The plan, 20-20 by 2020: A Clear Vision for Clean Energy Prosperity, was produced in league with the Michigan Energy Alternatives Project. It urges TCL&P to invest less in new power plants and more in energy efficiency to cut demand for its power by 20 percent. 20-20 also proposes TCL&P buy 20 percent of its power from wind turbines and solar panels owned by local non-profits, community groups, and private entrepreneurs.

The plan could help TCL&P get out of the box it is currently in as it eyes coal contract renewals and natural gas-fired plants.

In fact, the utility is already hearing some opposition from residents about its natural gas proposal—which would cut CO2 levels to half of what coal emits. The objections revolve around a new method of extracting natural gas, called “fracking.” The technique is unlocking huge new amounts of previously unreachable natural gas buried very deep in the earth. But if the technique is not applied carefully, it can damage aquifers—and drinking water.

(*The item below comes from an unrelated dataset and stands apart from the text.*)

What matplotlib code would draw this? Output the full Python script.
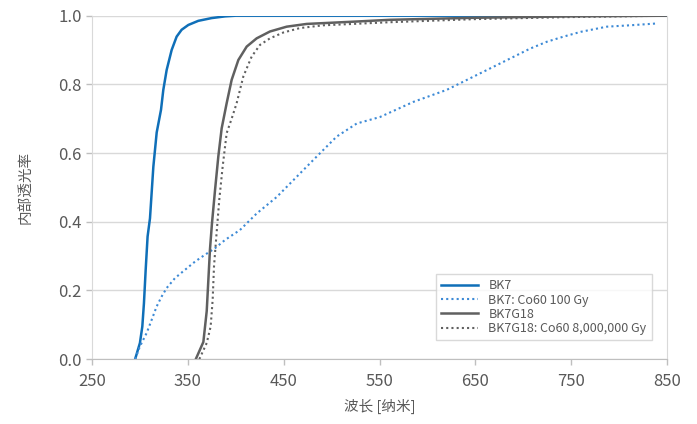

‘Why We’re Doing What We’re Doing’
Board members say they realize they are facing a thorny task as they reassess their goals, and the best ways of reaching them.

“We have to reevaluate our plan,” said Jim Carruthers, a TCL&P board member who is also a city commissioner. “We have to figure out how to meet our renewable standard and still account for baseload power. It’s my goal to get us off coal.”

Mike Coco, who chairs the TCL&P board, said the utility is getting pulled in a lot of different directions. He, too, wants to see the utility lead the move away from coal power. Both he and Mr. Carruthers said, however, that some residents also are concerned about paying higher prices for clean energy. Both said they are now questioning whether TCL&P’s “30 by 20” goal is attainable.

“I’m reminding myself that no matter what we choose, no one is going to be happy,” Mr. Coco said. “I’ve recently been getting feedback from some people who are telling me, ‘Just go buy coal. It’s the cheapest. Michigan is down, our energy use and economy is down, so why are we talking about biomass or wind?’”

Arguments over cost claims aside—the price of coal, coal power, and new coal plants are rising steadily, while clean energy costs continue to fall—Mr. Coco doesn’t want to give up on the renewables goal, if possible. He said he wants the utility to be a model for providing clean, cost-efficient energy, and he’s asking the public to attend Wednesday night’s meeting.

At the same time, he, Mr. Rice, and Mr. Carruthers say the now realize they must do a better job of communicating the utility’s goals and keeping in touch with what citizens want the utility to do.

“We need more citizen involvement earlier on,” Mr. Coco said. “We need to do a better job effectively communicating information, and we need to find a mechanism to determine what the community wants and we need to remind the community why we are doing what we are doing.”